The 1973 documentary was created by first-time filmmaker, poet and journalist Sandra Hochman alongside an all-female crew.
The filmmakers documented as well as participated in the radical interventions of the Women’s Movement at the 1972 Democratic National Convention. Hochman, who believed media personalities like Walter Cronkite weren't fairly covering women candidates, wore a giant plaster crocodile mask in response to the media’s “crocodile tears.” The film challenges the media on the limited coverage African American Democratic presidential candidate Shirley Chisholm.
The film played for only five nights in 5th Avenue Cinema in New York City’s Greenwich Village in 1973. Carmel Curtis, a film digitization specialist at the IU Libraries Moving Image Archive, said the actual celluloid film print was then held in the Ruth Lilly Auxiliary Library Facility as a part of Hochman’s collection of papers.

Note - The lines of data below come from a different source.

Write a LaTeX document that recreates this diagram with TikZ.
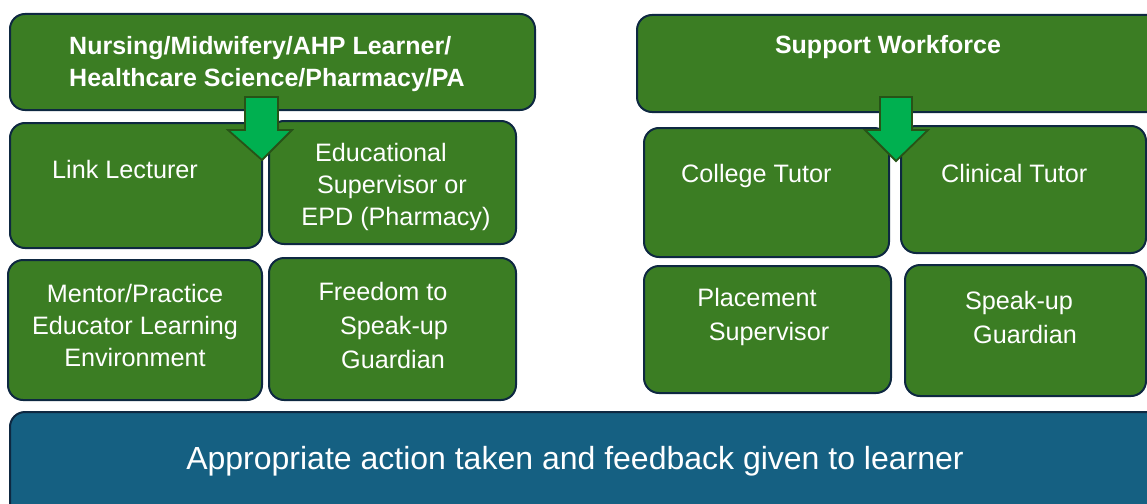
\documentclass[tikz,border=0pt]{standalone}
\usepackage{fontspec}
\setmainfont{Liberation Sans}
\definecolor{boxgreen}{HTML}{3B7D23}
\definecolor{boxline}{HTML}{0E2841}
\definecolor{boxblue}{HTML}{156082}
\definecolor{arrowfill}{HTML}{00B050}
\definecolor{arrowline}{HTML}{275317}
\tikzset{
  gbox/.style={draw=boxline, fill=boxgreen, line width=2pt, rounded corners=15pt},
  bbox/.style={draw=boxline, fill=boxblue, line width=2pt, rounded corners=15pt},
  wtxt/.style={text=white, inner sep=0pt, font=\fontsize{25.2}{32}\selectfont},
  wtxtb/.style={text=white, inner sep=0pt, font=\fontsize{25.2}{34}\selectfont},
  btxt/.style={text=white, inner sep=0pt, font=\bfseries\fontsize{25}{32}\selectfont},
  downarrow/.style={draw=arrowline, fill=arrowfill, line width=1.8pt, line join=miter}
}
\begin{document}
\begin{tikzpicture}[x=1pt,y=-1pt]
\useasboundingbox (0,0) rectangle (1147,503);
\clip (0,0) rectangle (1147,503);
% left column boxes
\draw[gbox] (10,14) rectangle (535,110);
\draw[gbox] (10,123) rectangle (262,248);
\draw[gbox] (269,121) rectangle (516,244);
\draw[gbox] (8,260) rectangle (262,400);
\draw[gbox] (269,258) rectangle (516,400);
% right column boxes
\draw[gbox] (637,15) rectangle (1180,112);
\draw[gbox] (644,128) rectangle (889,257);
\draw[gbox] (901,126) rectangle (1146,253);
\draw[gbox] (644,266) rectangle (891,393);
\draw[gbox] (905,265) rectangle (1146,396);
% bottom box
\draw[bbox] (10,412) rectangle (1180,530);
% arrows
\draw[downarrow] (245,97) -- (278,97) -- (278,130) -- (292,130) -- (262,160) -- (228,130) -- (245,130) -- cycle;
\draw[downarrow] (880,97) -- (912,97) -- (912,130) -- (928,130) -- (896,161) -- (865,130) -- (880,130) -- cycle;
% texts
\node[btxt, anchor=west, align=left] (t1) at (69,64) {Nursing/Midwifery/AHP Learner/\\Healthcare Science/Pharmacy/PA};
\node[btxt] (t2) at (888,47) {Support Workforce};
\node[wtxt, anchor=west] (t3) at (52,169) {Link Lecturer};
\node[wtxt, align=center] (t4) at (392,187) {Educational\hspace*{22pt}\\Supervisor or\\\hspace*{8pt}EPD (Pharmacy)};
\node[wtxt, align=center] (t5) at (135,325) {Mentor/Practice\\Educator Learning\\Environment};
\node[wtxtb, align=center] (t6) at (390,325) {Freedom to\hspace*{14pt}\\\hspace*{8pt}Speak-up\\\hspace*{6pt}Guardian};
\node[wtxt, anchor=west] (t7) at (681,176) {College Tutor};
\node[wtxt, anchor=west] (t8) at (941,173) {Clinical Tutor};
\node[wtxtb, align=center] (t9) at (764,317) {Placement\hspace*{14pt}\\\hspace*{10pt}Supervisor};
\node[wtxtb, align=center] (t10) at (1022,317) {Speak-up\hspace*{6pt}\\\hspace*{6pt}Guardian};
\node[wtxt, font=\fontsize{32}{36}\selectfont] (t11) at (575,461) {Appropriate action taken and feedback given to learner};
\end{tikzpicture}
\end{document}
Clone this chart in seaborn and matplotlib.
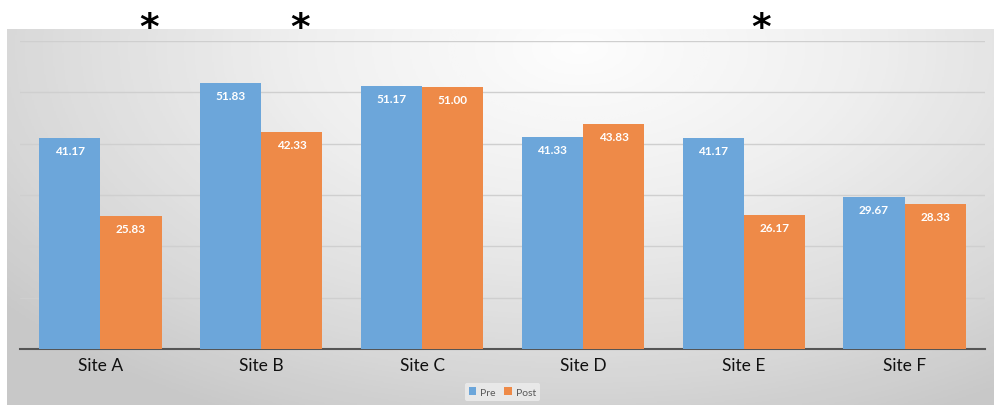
import numpy as np
import pandas as pd
import seaborn as sns
import matplotlib.pyplot as plt

# data
sites = ["Site A", "Site B", "Site C", "Site D", "Site E", "Site F"]
pre = [41.17, 51.83, 51.17, 41.33, 41.17, 29.67]
post = [25.83, 42.33, 51.00, 43.83, 26.17, 28.33]
periods = ["Pre", "Post"]
# sites flagged with an asterisk (position in category units)
star_pos = [0.30, 1.24, 4.11]

df = pd.DataFrame({
    "Site": sites * 2,
    "Score": pre + post,
    "Period": ["Pre"] * len(sites) + ["Post"] * len(sites),
})

sns.set_style("white")
plt.rcParams["font.family"] = ["Lato", "DejaVu Sans"]

fig = plt.figure(figsize=(9.94, 4.06), dpi=100)

# grey radial gradient panel behind the chart
bg = fig.add_axes([7 / 994, 0, 987 / 994, 376 / 406], zorder=-1)
yy, xx = np.mgrid[0:1:300j, 0:1:700j]
r = np.sqrt(((xx - 0.58) / 0.75) ** 2 + ((yy - 0.05) / 1.1) ** 2)
bg.imshow(np.clip(r, 0, 1), cmap="Greys", vmin=-0.05, vmax=3.2,
          aspect="auto", extent=[0, 1, 0, 1], origin="upper")
bg.axis("off")

ax = fig.add_axes([20 / 994, 56 / 406, 965 / 994, 308 / 406])
ax.set_facecolor("none")

blue, orange = "#6CA6DA", "#EE8A48"
sns.barplot(data=df, x="Site", y="Score", hue="Period", hue_order=periods,
            palette=[blue, orange], width=0.76, saturation=1, linewidth=0,
            ax=ax, zorder=3)

for cont in ax.containers:
    ax.bar_label(cont, fmt="%.2f", padding=-13, color="white",
                 fontsize=8.5, fontweight="bold")

ax.set_ylim(0, 60)
ax.set_xlim(-0.5, 5.5)
ax.set_yticks(range(0, 61, 10))
ax.yaxis.grid(True, color="#cfcfcf", linewidth=1, zorder=0)
ax.set_yticklabels([])
ax.tick_params(axis="y", length=0)
ax.tick_params(axis="x", length=0, labelsize=12.5, colors="#111111", pad=6)
ax.set_xlabel("")
ax.set_ylabel("")
for side in ["top", "left", "right"]:
    ax.spines[side].set_visible(False)
ax.spines["bottom"].set_color("#555555")
ax.spines["bottom"].set_linewidth(1.5)

for xp in star_pos:
    ax.text(xp, 0.985, "*", transform=ax.get_xaxis_transform(),
            ha="center", va="bottom", fontsize=27, fontweight="bold",
            family="DejaVu Sans", color="black")

leg = ax.legend(loc="center", bbox_to_anchor=(0.5, -0.14), ncol=2,
                fontsize=7.5, frameon=True, handlelength=0.7, handleheight=0.7,
                handletextpad=0.4, columnspacing=0.8, borderpad=0.4)
leg.get_frame().set_facecolor("#eeeeee")
leg.get_frame().set_edgecolor("none")
for t in leg.get_texts():
    t.set_color("#595959")

fig.savefig("out.png", dpi=100)
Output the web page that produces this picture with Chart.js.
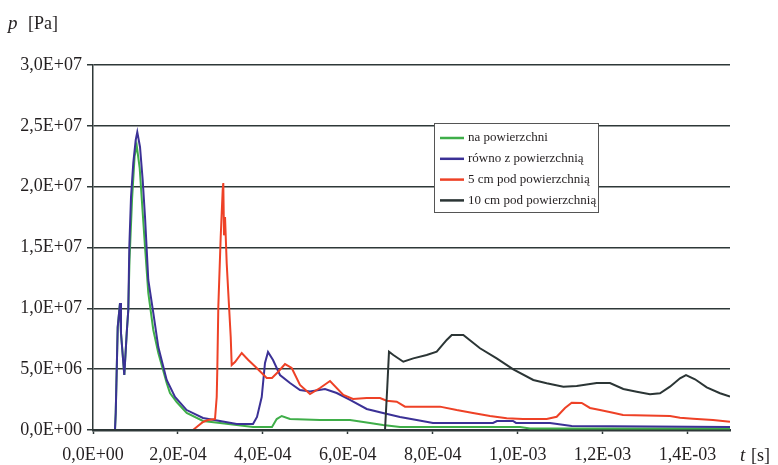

The film has been preserved in climate-controlled temperatures in the ALF, as film degrades over time and high temperatures or humidity can accelerate that degradation.
“It’s really incredible that IU has invested into amazing climate-controlled storage conditions,” Curtis said. “So this film, even though it hadn’t been seen for a long time, it wasn’t degrading at an accelerated rate.”
Curtis said that Rachael Stoeltje, the director of the Moving Image Archive, has been working hard to archive, preserve and conserve this film over the last decade. She said it was difficult to get the resources to give the film the restoration it needed.
But through the Media Digitization and Preservation Initiative at IU, they were able to digitize and restore the film. This restored version of the film is the version that will be shown at the cinema.
“We really wanted to bring it to IU to highlight the work from this project,” Curtis said. “But we also wanted to elevate the conversation around women’s rights.”
Following the screening of the film, the Monroe County Indiana Chapter of the National Organization for Women will facilitate a post-screening discussion at the cinema. Curtis said the discussion will cover reactions to the film, historical context and the contemporary state of politics.
“This really combines this opportunity to explore the crossover between arts and politics, and to let both sides of those thrive off of each other,” Curtis said.
Curtis said this newly restored version of the film has been played at the Film Forum in New York once, but she is excited for it to be screened in Bloomington.
“The fact that this film has been stored with the Lilly Library in the ALF and now is able to be shared with IU Bloomington communities is a really great example of how preservation and access can go hand in hand,” Curtis said.